Branqueamento da imagem da Europa

Estes reconhecimentos servem também para limpar a consciência da Europa. Depois de meses de cumplicidade no genocídio, seja por meio do silêncio, do apoio militar ou de sanções direcionadas contra a resistência, eles agora tentam equilibrar a balança com um gesto simbólico. Eles falam sobre "dois estados" – como se ainda fosse uma opção viável quando, na realidade, Israel fragmentou e colonizou o território a tal ponto que essa fórmula se tornou impraticável.

Reconhecemos "um Estado palestiniano" que não sanciona Israel, não corta a venda de armas e a expansão dos colonatos não pára. Em outras palavras, uma solução diplomática é legitimada sem alterar as condições materiais da ocupação.

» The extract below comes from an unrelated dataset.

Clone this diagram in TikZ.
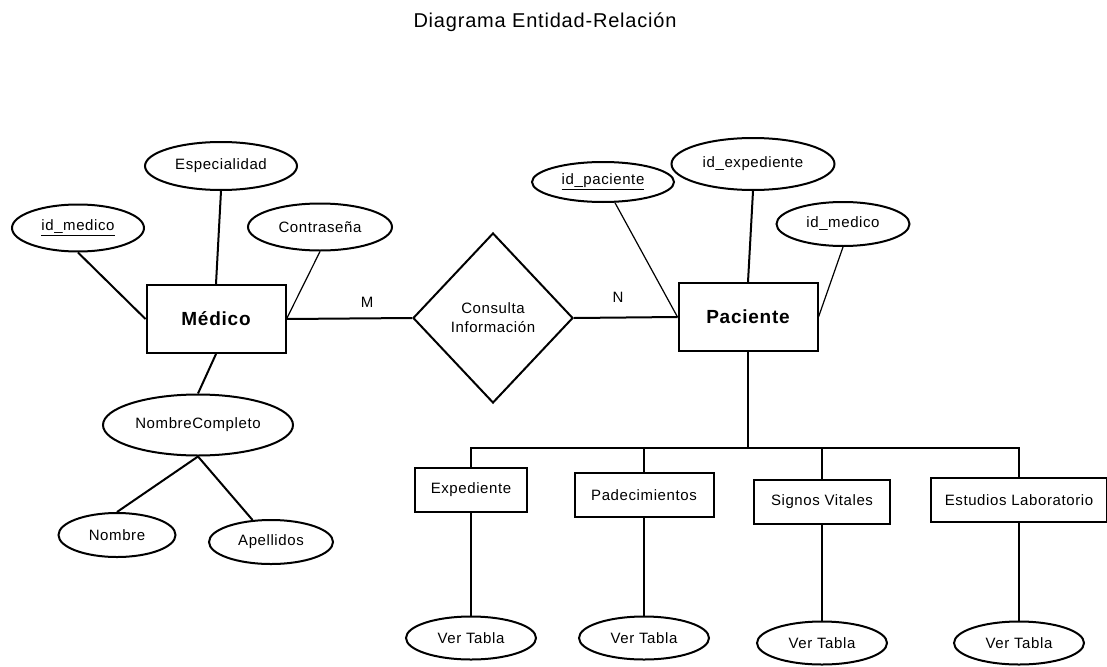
\documentclass[tikz,border=0pt]{standalone}
\usepackage{fontspec}
\setmainfont[LetterSpace=4]{Liberation Sans}
\usetikzlibrary{shapes.geometric}

\begin{document}
\begin{tikzpicture}[x=1pt, y=-1pt]
		\tikzstyle{Entity}	= [rectangle, draw, line width=2pt, inner sep=0pt, minimum width=139pt, minimum height=68pt, font=\fontsize{19}{22}\selectfont\bfseries]
		\tikzstyle{Attr}	= [ellipse, draw, line width=2pt, inner sep=0pt, font=\fontsize{15}{18}\selectfont]
		\tikzstyle{Table}	= [rectangle, draw, line width=2pt, inner sep=0pt, minimum height=44pt, font=\fontsize{15}{18}\selectfont]
		\tikzstyle{Rel}		= [diamond, draw, line width=2pt, inner sep=0pt, aspect=0.94, minimum width=160pt, minimum height=170pt, align=center, font=\fontsize{15}{19}\selectfont]
		\tikzstyle{Card}	= [font=\fontsize{15}{18}\selectfont]
		\tikzstyle{Link}	= [line width=2pt]
		\tikzstyle{Thin}	= [line width=1.2pt]

		\path[use as bounding box, fill=white] (0,0) rectangle (1107,666);

		\node (title) at (545,28) [anchor=base, font=\fontsize{20}{24}\selectfont] {Diagrama Entidad-Relación};

		% Medico
		\node (med) at (216,319) [Entity] {Médico};
		\node (esp) at (221,166) [Attr, minimum width=152pt, minimum height=48pt] {Especialidad};
		\node (idm) at (78,228) [Attr, minimum width=132pt, minimum height=47pt] {\underline{id\_medico}};
		\node (con) at (320,227) [Attr, minimum width=144pt, minimum height=47pt] {Contraseña};
		\node (nc) at (198,425) [Attr, minimum width=190pt, minimum height=61pt] {NombreCompleto};
		\node (nom) at (117,535) [Attr, minimum width=117pt, minimum height=44pt] {Nombre};
		\node (ape) at (271,542) [Attr, minimum width=124pt, minimum height=44pt] {Apellidos};

		% relacion
		\node (cons) at (493,318) [Rel] {Consulta\\Información};
		\node (m) at (367,302) [Card] {M};
		\node (n) at (618,297) [Card] {N};

		% Paciente
		\node (pac) at (748,317) [Entity] {Paciente};
		\node (idp) at (603,182) [Attr, minimum width=142pt, minimum height=40pt] {\underline{id\_paciente}};
		\node (ide) at (753,164) [Attr, minimum width=163pt, minimum height=52pt] {id\_expediente};
		\node (idm2) at (843,224) [Attr, minimum width=133pt, minimum height=44pt] {id\_medico};

		\node (exp) at (471,490) [Table, minimum width=112pt] {Expediente};
		\node (pad) at (644,495) [Table, minimum width=139pt] {Padecimientos};
		\node (sig) at (822,502) [Table, minimum width=136pt] {Signos Vitales};
		\node (est) at (1019,500) [Table, minimum width=176pt] {Estudios Laboratorio};

		\node (vt1) at (471,638) [Attr, minimum width=130pt, minimum height=43pt] {Ver Tabla};
		\node (vt2) at (644,638) [Attr, minimum width=130pt, minimum height=43pt] {Ver Tabla};
		\node (vt3) at (822,643) [Attr, minimum width=130pt, minimum height=43pt] {Ver Tabla};
		\node (vt4) at (1019,643) [Attr, minimum width=130pt, minimum height=43pt] {Ver Tabla};

		\draw (idm.south) to (med.west) [Link];
		\draw (esp.south) to (med.north) [Link];
		\draw (con.south) to (med.east) [Thin];
		\draw (med.south) to (nc.north) [Link];
		\draw (nc.south) to (nom.north) [Link];
		\draw (nc.south) to (ape.130) [Link];
		\draw (med.east) to (cons.west) [Link];
		\draw (cons.east) to (pac.west) [Link];

		\draw (idp.-60) to (pac.west) [Thin];
		\draw (ide.south) to (pac.north) [Link];
		\draw (idm2.south) to (pac.east) [Thin];

		\draw (pac.south) -- ++(0,96) coordinate (bus) [Link];
		\draw (exp.north) |- (bus) [Link];
		\draw (pad.north) |- (bus) [Link];
		\draw (sig.north) |- (bus) [Link];
		\draw (est.north) |- (bus) [Link];

		\draw (exp.south) to (vt1.north) [Link];
		\draw (pad.south) to (vt2.north) [Link];
		\draw (sig.south) to (vt3.north) [Link];
		\draw (est.south) to (vt4.north) [Link];
	\end{tikzpicture}
\end{document}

E se o objectivo real fosse substituir a resistência?

Outro elemento preocupante é quem reconhecemos. A maioria desses países continua a considerar a Autoridade Palestiniana como o "governo legítimo" do povo palestiniano, apesar da sua falta de representatividade, corrupção interna e colaboração com a ocupação.

Estamos diante de uma tentativa de reorganizar a liderança palestiniana de fora, excluindo movimentos de resistência como o Hamas ou a Jihad Islâmica? Estamos a tentar criar um estado artificial e obediente que administre a ocupação sem a questionar?

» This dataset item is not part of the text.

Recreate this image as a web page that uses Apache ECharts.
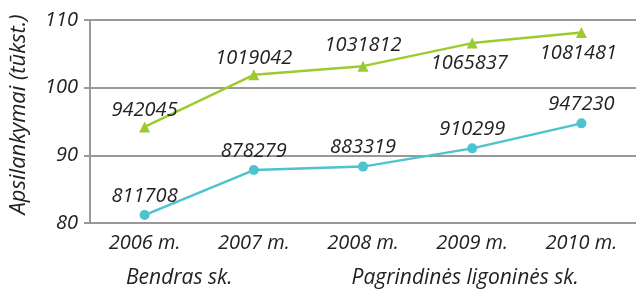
<!DOCTYPE html>
<html>
<head>
<meta charset="utf-8">
<script src="https://cdn.jsdelivr.net/npm/echarts@6/dist/echarts.min.js"></script>
<style>
  html,body{margin:0;padding:0;background:#fff}
  #chart{width:636px;height:290px}
</style>
</head>
<body>
<div id="chart"></div>
<script>
const years=['2006 m.','2007 m.','2008 m.','2009 m.','2010 m.']
// visits, raw counts as written on the chart
const bendras=[942045,1019042,1031812,1065837,1081481]
const pagrindines=[811708,878279,883319,910299,947230]
const greenLabelPos=['top','top','top','bottom','bottom']

const font='"Open Sans", sans-serif'
const txt={fontFamily:font,fontStyle:'italic',fontSize:20,color:'#222'}

const myChart=echarts.init(document.querySelector('#chart'))
const option={
  animation:false,
  grid:{left:83,right:-7,top:20,bottom:67},
  legend:{
    bottom:-4,
    left:116,
    itemWidth:0,
    itemHeight:0,
    itemGap:114,
    icon:'none',
    textStyle:Object.assign({},txt,{fontSize:21}),
    data:['Bendras sk.','Pagrindinės ligoninės sk.']
  },
  xAxis:{
    type:'category',
    data:years,
    axisLine:{lineStyle:{color:'#999',width:2}},
    axisTick:{length:6,lineStyle:{color:'#999',width:2}},
    axisLabel:Object.assign({},txt,{margin:10})
  },
  yAxis:{
    type:'value',
    min:80,max:110,interval:10,
    name:'Apsilankymai (tūkst.)',
    nameLocation:'middle',
    nameGap:60,
    nameTextStyle:Object.assign({},txt,{fontSize:22,padding:[0,0,0,14]}),
    axisLine:{show:true,lineStyle:{color:'#999',width:2}},
    axisTick:{show:true,length:6,lineStyle:{color:'#999',width:2}},
    splitLine:{lineStyle:{color:'#999',width:2}},
    axisLabel:Object.assign({},txt,{margin:12})
  },
  series:[
    {
      name:'Bendras sk.',
      type:'line',
      symbol:'triangle',
      symbolSize:11,
      itemStyle:{color:'#9ccb30'},
      lineStyle:{color:'#9ccb30',width:2.5},
      data:bendras.map((v,i)=>({
        value:v/10000,
        label:{show:true,position:greenLabelPos[i],distance:i>2?5:(i===2?5:1),offset:i>2?[-3,0]:[0,0],formatter:String(v)}
      })),
      label:txt
    },
    {
      name:'Pagrindinės ligoninės sk.',
      type:'line',
      symbol:'circle',
      symbolSize:10,
      itemStyle:{color:'#4cc3cf'},
      lineStyle:{color:'#4cc3cf',width:2.5},
      data:pagrindines.map(v=>({
        value:v/10000,
        label:{show:true,position:'top',distance:4,formatter:String(v)}
      })),
      label:txt
    }
  ]
}
myChart.setOption(option)
</script>
</body>
</html>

Se for esse o caso, a avalanche de reconhecimento seria menos uma demonstração de solidariedade e mais do que uma manobra geopolítica para neutralizar a luta do povo palestiniano.

A armadilha do estado fictício

Há um enorme risco de que o mundo comece a falar sobre a Palestina como um "estado reconhecido" quando, na prática, continua a ser uma nação ocupada, colonizada e bloqueada. Essa ficção jurídica pode ser usada para congelar o conflito, neutralizar queixas internacionais e responsabilizar as próprias vítimas por sua situação.

Nesse cenário, a causa palestiniana de uma luta anticolonial legítima se transforma numa disputa burocrática entre dois governos. A história é apagada, o ‘apartheid’ é invisibilizado e as vozes dos mártires são extintas.

Conclusão

A avalanche de reconhecimento não é gratuita, nem desinteressada, nem revolucionária. É parte de um reajuste político global diante do desgaste moral do Ocidente e do aumento da resistência palestiniana. Isso pode ser útil diplomaticamente, sim, mas não devemos nos enganar: a verdadeira libertação não virá das chancelarias, mas da determinação do povo palestiniano, em Gaza, na Cisjordânia, no exílio e na diáspora.

Até que o regime de ocupação sionista seja desmantelado, nenhum reconhecimento será completo. E enquanto o sangue continuar a fluir em Gaza, nenhum gesto simbólico será suficiente.